A ver qué os parece esto.
Cada noche, hacia una hora aproximada, apago el reproductor de DVD-USB y el televisor. Compruebo puertas y luces, y me encamino hacia mi dormitorio. Dejo una botellita de cristal, con agua hasta la mitad, sobre un posavasos estratégicamente situado en la mesilla y me meto en el cuarto de baño. Siempre me fijo en los dígitos fríos y verdosos del reloj-radio-despertador que hace guardia fiel y eterna en la habitación, con la salvedad de que dejó de servir de despertador cuando se estropeó la función de programación de la hora de alarma. Ayer hice lo propio. Marcaban las 0017 horas. Sabía que, para cuando volviera a consultar el reloj, éste mostraría las 0022 horas. Cinco minutos exactos. Los mismos que se suceden cada noche.
Entre el acto de apagar el televisor y el de introducirme bajo las sábanas, comienzo a desvanecerme. Soy presa de un dulce sopor. Por ello, mi visita nocturna al aseo tras dejar la botella con agua, en concreto al inodoro para orinar, la realizo siempre con la intención de no hacer mis necesidades de pie. No es plato de gusto desvelarse limpiando el bordillo de porcelana o el alicatado del suelo en busca de rebeldes regueros de orina mal dirigidos. Meo, le doy a la cisterna y me lavo las manos. Regreso a mi dormitorio y ya son las 0022 horas. Cinco minutos. Un periodo de tiempo excesivo para el conjunto de acciones casi inconscientes que realizo, aunque incluya el desembarazarme de la ropa que me cubre, que no es más que un chaleco de trabajo descolorido, un polo viejo y un pantalón de chándal de moda hace más de veinte años, que caen en la silla de cualquier manera, así como un par de calcetines, que salen volando.
Penetro después en el salvaje frescor de la cama, al que combato tiritando como un azogado, hasta que el calor corporal, retenido por la gruesa manta, gana la batalla en otra noche de no excesivo frío.
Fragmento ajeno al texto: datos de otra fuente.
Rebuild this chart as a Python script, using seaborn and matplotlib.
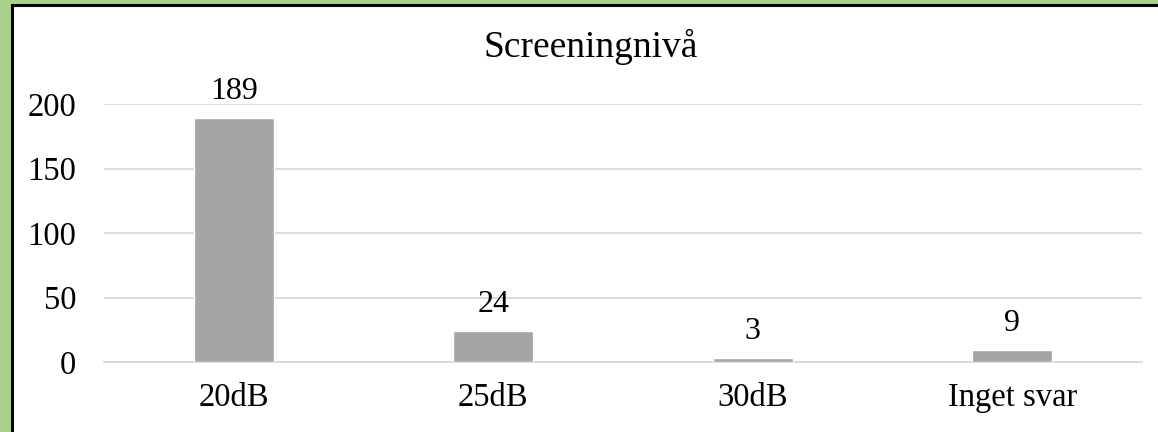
import matplotlib
matplotlib.use("Agg")
import matplotlib.pyplot as plt
import seaborn as sns
import pandas as pd
from matplotlib.patches import Rectangle

categories = ["20dB", "25dB", "30dB", "Inget svar"]
counts = [189, 24, 3, 9]
yticks = [0, 50, 100, 150, 200]
title = "Screeningnivå"

sns.set_style("white")
plt.rcParams["font.family"] = ["Liberation Serif", "DejaVu Serif"]
plt.rcParams["text.color"] = "black"

W, H = 1158, 432
fig = plt.figure(figsize=(W / 100, H / 100), dpi=100, facecolor="#a9d18e")

# white chart area with dark frame on left/top (right/bottom are cropped)
fig.patches.append(Rectangle((11.5 / W, -0.1), 1.2, 1 - 4.5 / H + 0.1,
                             transform=fig.transFigure, facecolor="white",
                             edgecolor="black", linewidth=2.2, zorder=-5))

ax = fig.add_axes([104 / W, 1 - 362 / H, (1142 - 104) / W, (362 - 104) / H])
ax.set_facecolor("none")
ax.set_zorder(2)

df = pd.DataFrame({"cat": categories, "n": counts})
sns.barplot(data=df, x="cat", y="n", color="#a5a5a5", width=0.31,
            saturation=1, ax=ax, zorder=3)

ax.set_ylim(0, 200)
ax.set_yticks(yticks)
ax.yaxis.grid(True, color="#d9d9d9", linewidth=1.3, zorder=0)
ax.set_axisbelow(True)
for s in ["top", "right", "left"]:
    ax.spines[s].set_visible(False)
ax.spines["bottom"].set_color("#d9d9d9")
ax.spines["bottom"].set_linewidth(1.3)
ax.tick_params(axis="both", length=0, labelsize=23.5, colors="black")
ax.tick_params(axis="y", pad=20)
ax.tick_params(axis="x", pad=15)
ax.set_xlabel("")
ax.set_ylabel("")

ax.bar_label(ax.containers[0], labels=[str(v) for v in counts],
             padding=9, fontsize=23, color="black")

fig.text(591 / W, 1 - 47 / H, title, ha="center", va="center",
         fontsize=27, color="black")

fig.savefig("out.png", dpi=100, facecolor=fig.get_facecolor())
A pesar de mi adormecimiento previo, nunca pierdo el control entre las dos comprobaciones al reloj. Y ahí están esos malditos cinco minutos entre los que sucede algo que no debería suponer más de dos. Algo que se extiende a mi alrededor, como si hubiera tres formas de contar el Tiempo: las normas del Universo, mi cerebro y mi cuerpo. Incluso para trascribir estos pensamientos en el procesador de textos. No hace tanto que superaba las 250 pulsaciones por minuto, pero esta semana he sufrido una desagradable revelación: hice varias pruebas con un programa de mecanografía y resulta que a duras penas mantengo un ritmo de 72 pulsaciones por minuto con una efectividad inferior al 80%.
Me voy ralentizando. Por eso tardo tanto en escribir, en hacer todo. Es una respuesta a lo que me ocurre; una respuesta indeseada.